Na quinta-feira, a argamassa para refazer o piso estava sendo preparada. O novo mobiliário foi comprado e a reabertura dos portões já tem até data: 25 de setembro.
Rede de solidariedade
Tudo isso com o auxílio de voluntários, o que se percebe em outros bairros de Roca Sales. Eles são anônimos, vieram de longe e até tiraram férias do trabalho para se dirigirem para o município do Vale do Taquari.
— Tenho uma filha de sete anos e contei para a minha esposa, que é funcionária pública em Porto Alegre, que ver pela televisão é uma coisa.
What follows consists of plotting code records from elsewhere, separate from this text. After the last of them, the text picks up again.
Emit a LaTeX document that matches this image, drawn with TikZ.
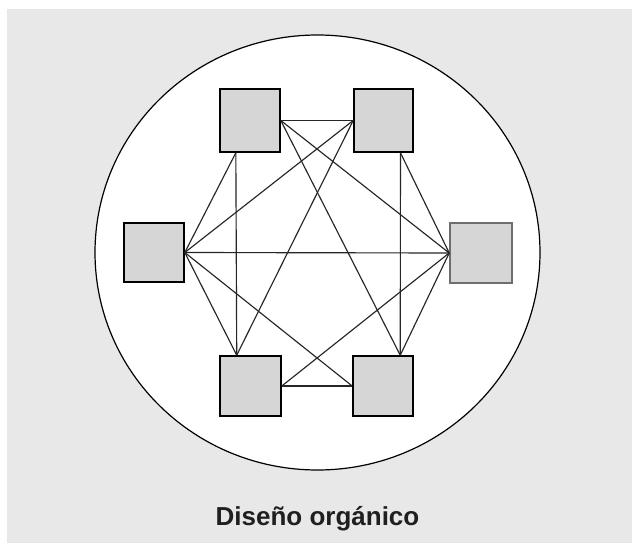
\documentclass[tikz,border=0pt]{standalone}
\usepackage{fontspec}
\setmainfont{Liberation Sans}
\usetikzlibrary{calc}
\definecolor{bggray}{RGB}{232,232,232}
\definecolor{boxgray}{RGB}{214,214,214}
\definecolor{rimgray}{RGB}{110,110,110}
\tikzset{
  sq/.style={draw=black, line width=1.6pt, fill=boxgray, inner sep=0pt, minimum width=60pt, minimum height=60pt},
  link/.style={draw=black!85, line width=1.15pt},
}
\begin{document}
\begin{tikzpicture}[x=1pt,y=-1pt]
\useasboundingbox (0,0) rectangle (632,543);
\fill[white] (0,0) rectangle (632,543);
\fill[bggray] (7,9) rectangle (632,543);
\draw[line width=1.2pt, fill=white] (317.5,252.5) ellipse [x radius=222.5, y radius=217.5];

\node[sq, minimum height=63pt] (tl) at (250,120.5) {};
\node[sq, minimum height=63pt, minimum width=59pt] (tr) at (383.5,120.5) {};
\node[sq, minimum height=59pt] (l) at (154,252.5) {};
\node[sq, draw=rimgray, minimum width=62pt] (r) at (481,253) {};
\node[sq, minimum width=61pt] (bl) at (250.5,386) {};
\node[sq] (br) at (383,386) {};

\coordinate (tlb) at ($(tl.south west)!0.27!(tl.south east)$);
\coordinate (trb) at ($(tr.south west)!0.78!(tr.south east)$);
\coordinate (blt) at ($(bl.north west)!0.28!(bl.north east)$);
\coordinate (brt) at ($(br.north west)!0.78!(br.north east)$);

\draw[link] (tl.east) -- (tr.west);
\draw[link] (tlb) -- (l.east);
\draw[link] (tlb) -- (blt);
\draw[link] (tl.east) -- (brt);
\draw[link] (tl.east) -- (r.west);
\draw[link] (tr.west) -- (l.east);
\draw[link] (tr.west) -- (blt);
\draw[link] (trb) -- (brt);
\draw[link] (trb) -- (r.west);
\draw[link] (l.east) -- (r.west);
\draw[link] (l.east) -- (blt);
\draw[link] (l.east) -- (br.west);
\draw[link] (bl.east) -- (br.west);
\draw[link] (bl.east) -- (r.west);
\draw[link] (brt) -- (r.west);

\node[anchor=base, inner sep=0pt, text=black!88, font=\fontsize{26}{30}\selectfont\bfseries] (title) at (317.5,525) {Diseño orgánico};
\end{tikzpicture}
\end{document}
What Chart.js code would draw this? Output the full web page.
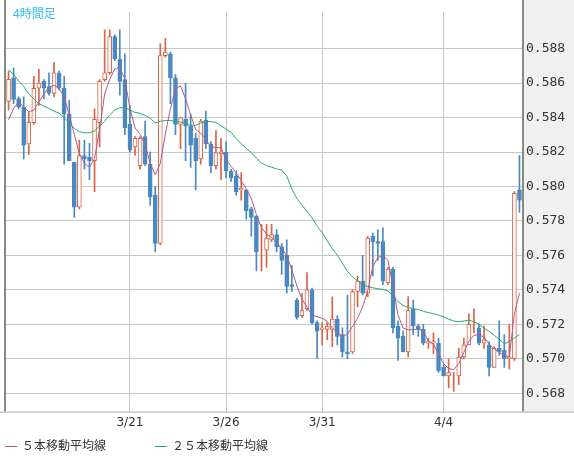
<!DOCTYPE html>
<html><head><meta charset="utf-8">
<script src="https://cdn.jsdelivr.net/npm/chart.js@4/dist/chart.umd.min.js"></script>
<style>
html,body{margin:0;padding:0;background:#fff;}
#wrap{position:relative;width:574px;height:462px;}
#title{position:absolute;left:13px;top:4px;font:12px "Noto Sans CJK JP";color:#33bdf0;}
#legend{position:absolute;left:0;top:436px;font:12px "Noto Sans CJK JP";color:#333;}
.it{position:absolute;top:0;white-space:nowrap;}
.ln{display:inline-block;width:12px;height:1px;vertical-align:middle;margin-right:5px;}
</style></head><body>
<div id="wrap"><canvas id="c" width="574" height="462"></canvas>
<div id="title">4時間足</div>
<div id="legend"><div class="it" style="left:5px"><span class="ln" style="background:#b4588c"></span>５本移動平均線</div>
<div class="it" style="left:155px"><span class="ln" style="background:#1fae6e"></span>２５本移動平均線</div></div>
</div>
<script>
const dateLabels = {24:'3/21',43:'3/26',62:'3/31',86:'4/4'};
const openV = [.58494,.58631,.5851,.5846,.58247,.5837,.5857,.5861,.5858,.5854,.5866,.5857,.5842,.5814,.5788,.5818,.5817,.5815,.5837,.5862,
.5866,.5887,.5874,.5862,.5836,.5823,.5812,.5829,.5813,.5795,.5767,.5876,.5877,.5863,.5836,.5839,.5835,.5828,.5816,.58386,
.58245,.58121,.5819,.5820,.5809,.5806,.5798,.5798,.5787,.5783,.5763,.5763,.5769,.5772,.5765,.5760,.5743,.5734,.5725,.5729,
.5740,.5721,.5717,.5717,.5717,.5723,.5714,.5704,.5704,.5739,.5745,.5738,.5771,.5768,.5768,.5744,.5752,.5719,.5713,.5704,
.5729,.5719,.5717,.5709,.5709,.5709,.5695,.5690,.5689,.5690,.5701,.5708,.5719,.5718,.5709,.5708,.5695,.5706,.5705,.5700,
.5700,.5798];
const closeV = [.58622,.58505,.5846,.5824,.58372,.5857,.5860,.5857,.5854,.5866,.5857,.5842,.5815,.5788,.5818,.5816,.5815,.5839,.5861,.5866,
.5887,.5874,.5861,.5834,.5821,.5828,.5828,.5813,.5794,.5767,.5876,.5878,.5863,.5836,.5840,.5835,.5824,.5815,.5838,.58249,
.58121,.58196,.5820,.5809,.5805,.5797,.5799,.5786,.5782,.5762,.5763,.5770,.5772,.5765,.5757,.5742,.5742,.5724,.5728,.5740,
.5721,.5716,.5718,.5719,.5723,.5713,.5704,.5703,.5739,.5745,.5738,.5770,.5768,.5767,.5745,.5752,.5718,.5712,.5704,.5728,
.5719,.5717,.5709,.5710,.5710,.5693,.5690,.5692,.5689,.5701,.5708,.5720,.5719,.5709,.5711,.5695,.5706,.5704,.5700,.5701,
.5796,.5792];
const highV = [.58669,.58687,.5852,.5852,.58434,.5864,.5868,.5862,.5866,.5872,.5867,.5864,.5850,.5814,.5827,.5827,.5825,.5845,.5862,.5891,
.5891,.5888,.5891,.5877,.5847,.5829,.5829,.5838,.5820,.5800,.5883,.5886,.5878,.5865,.5840,.5860,.5842,.5831,.5839,.58437,
.5826,.58324,.5828,.5826,.5810,.5809,.5808,.5798,.5788,.5783,.5778,.5778,.5778,.5775,.5767,.5769,.5754,.5735,.5738,.5750,
.5741,.5722,.5721,.5721,.5736,.5725,.5718,.5737,.5740,.5748,.5760,.5771,.5773,.5775,.5776,.5753,.5753,.5722,.5716,.5736,
.5734,.5720,.5720,.5712,.5715,.5712,.5697,.5700,.5692,.5706,.5712,.5726,.5729,.5720,.5719,.5710,.5707,.5722,.5714,.5720,
.5797,.5818];
const lowV = [.58444,.58481,.5845,.5816,.58186,.5836,.5847,.5851,.5853,.5852,.5856,.5813,.5815,.5782,.5787,.5810,.5804,.5797,.5823,.5861,
.5865,.5873,.5853,.5830,.5820,.5818,.5810,.5812,.5789,.5762,.5766,.5875,.5848,.5830,.5822,.5815,.5811,.5798,.5813,.5822,
.5808,.5810,.5804,.5805,.5803,.5795,.5792,.5781,.5771,.5751,.5751,.5753,.5768,.5762,.5749,.5738,.5739,.5723,.5724,.5728,
.5720,.5700,.5708,.5711,.5707,.5708,.5701,.5700,.5703,.5730,.5737,.5736,.5748,.5757,.5743,.5743,.5715,.5699,.5704,.5701,
.5714,.5713,.5708,.5706,.5703,.5692,.5690,.5683,.5681,.5685,.5700,.5708,.5715,.5708,.5706,.5690,.5695,.5702,.5695,.5694,
.5699,.5785];
const ma5 = [.58387,.58453,.5849,.58462,.58434,.58444,.5849,.58537,.58575,.58588,.58569,.58519,.58415,.58303,.5819,.58134,.58111,.58162,.58331,.58537,
.58622,.58682,.58693,.58622,.58453,.5834,.58303,.58247,.58134,.58068,.58134,.58303,.58453,.58565,.58584,.58509,.58415,.5833,.5831,.58277,
.5823,.58226,.58224,.58155,.58117,.5808,.58033,.57986,.5793,.57836,.57761,.57723,.57704,.57676,.57638,.57601,.57516,.57422,.57347,.573,
.57253,.57244,.57235,.57216,.57178,.5715,.57131,.57141,.57188,.57235,.573,.57395,.57534,.57587,.576,.57571,.57421,.57253,.57178,.57168,
.57168,.57174,.57159,.57102,.57084,.57027,.56971,.56943,.56937,.56971,.57037,.57102,.57136,.5714,.57125,.57084,.57056,.57037,.57018,.57012,
.57262,.5738];
const ma25 = [.58678,.5865,.58612,.5858,.58537,.58509,.58481,.58466,.58453,.58437,.58425,.584,.58368,.58337,.58318,.58312,.58312,.58322,.5835,.58378,
.58415,.58444,.58457,.58457,.58444,.5843,.58425,.58412,.58397,.58368,.58378,.58383,.58383,.58378,.58374,.58363,.58355,.58355,.58368,.58377,
.58377,.58371,.58352,.58333,.58315,.58277,.58249,.58221,.58196,.58164,.58136,.58121,.58112,.58102,.58095,.58061,.57986,.5793,.57892,.57854,
.57817,.5777,.57732,.57685,.57638,.57601,.57554,.57507,.57475,.57451,.57432,.57419,.57412,.57406,.57403,.57393,.57365,.57331,.57309,.57299,
.5729,.57286,.57275,.57268,.57262,.57253,.57243,.5723,.57219,.57215,.57219,.57224,.57215,.572,.57177,.57159,.57136,.57112,.57087,.57099,
.57121,.5714];
const yTicks = [.568,.570,.572,.574,.576,.578,.580,.582,.584,.586,.588];

const UP='#dc6342', DOWN='#4a88c2';
const labels = openV.map((_,i)=>dateLabels[i]||'');
const up = openV.map((o,i)=>closeV[i]>=o);
const frame = {id:'frame',
  beforeDraw(ch){const c=ch.ctx,a=ch.chartArea;c.save();c.fillStyle='#f0f0f0';c.fillRect(a.right,0,ch.width-a.right,a.bottom);c.restore();},
  afterDraw(ch){const c=ch.ctx,a=ch.chartArea;c.save();c.strokeStyle='#8a8a84';c.lineWidth=2;
    c.beginPath();c.moveTo(a.left-1,0);c.lineTo(a.left-1,a.bottom);c.moveTo(a.right+1,0);c.lineTo(a.right+1,a.bottom);c.stroke();
    c.lineWidth=1;c.strokeStyle='#aaa';c.beginPath();c.moveTo(0,a.bottom+0.5);c.lineTo(ch.width,a.bottom+0.5);c.stroke();c.restore();}};
new Chart(document.getElementById('c'),{
  data:{labels,datasets:[
    {type:'line',data:ma5,borderColor:'#b4588c',borderWidth:1,pointRadius:0,tension:0,order:0},
    {type:'line',data:ma25,borderColor:'#1fae6e',borderWidth:1,pointRadius:0,tension:0,order:0},
    {type:'bar',data:openV.map((o,i)=>[openV[i],closeV[i]]),grouped:false,barThickness:4,borderSkipped:false,borderWidth:1,
      backgroundColor:up.map(u=>u?'#ffffff':DOWN),borderColor:up.map(u=>u?UP:DOWN),order:1},
    {type:'bar',data:lowV.map((l,i)=>[l,highV[i]]),grouped:false,barThickness:1,borderWidth:0,
      backgroundColor:up.map(u=>u?UP:DOWN),order:2}
  ]},
  options:{responsive:false,animation:false,events:[],
    layout:{padding:{left:6,top:0,bottom:28,right:0}},
    plugins:{legend:{display:false},tooltip:{enabled:false}},
    scales:{
      x:{offset:true,grid:{offset:false,drawTicks:false,color:c=>(labels[c.index]?'#c8c8c8':'rgba(0,0,0,0)')},border:{display:false},
        ticks:{autoSkip:false,maxRotation:0,padding:4,color:'#333',font:{family:'DejaVu Sans',size:12}}},
      y:{position:'right',min:.56693,max:.59014,grid:{color:'#c8c8c8',drawTicks:false},border:{display:false},
        afterBuildTicks:s=>{s.ticks=yTicks.map(v=>({value:v}));},
        afterFit:s=>{s.width=52;},
        ticks:{padding:4,color:'#333',font:{family:'DejaVu Sans Mono',size:13},callback:v=>v.toFixed(3)}}
    }},
  plugins:[frame]
});
</script></body></html>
Estar aqui é outra — explica o vendedor Mateus Dorigatti, 38.
Ele chegou a pedir dois dias de folga no trabalho para poder se dedicar integralmente ao voluntariado em Roca Sales. Não sabia onde jantaria ou dormiria na quinta-feira. Talvez dentro do próprio carro.
Ao lado dele, o trainee de inteligência emocional Eduardo Fonseca, 34, chegou na cidade para um bate-volta de 24 horas. Um dia que vale muito para quem recebe apoio dele e de inúmeras outras pessoas.
— Duas coisas me chamaram a atenção aqui: todos estão com um sorriso no rosto e foi um milagre não ter tido um número de óbitos maior — compartilha ele, que antes parou para ajudar em Lajeado e Encantado.
A diretora abraça os dois e diz que não sabe de onde vieram tantos voluntários. Se o rio despedaçou tantas famílias, a união das pessoas tratou de juntar os pedaços.
— Nossa cidade tinha mais voluntários do que moradores — conclui ela, com os olhos marejados novamente.
O colégio foi resgatado do lamaçal e da desesperança.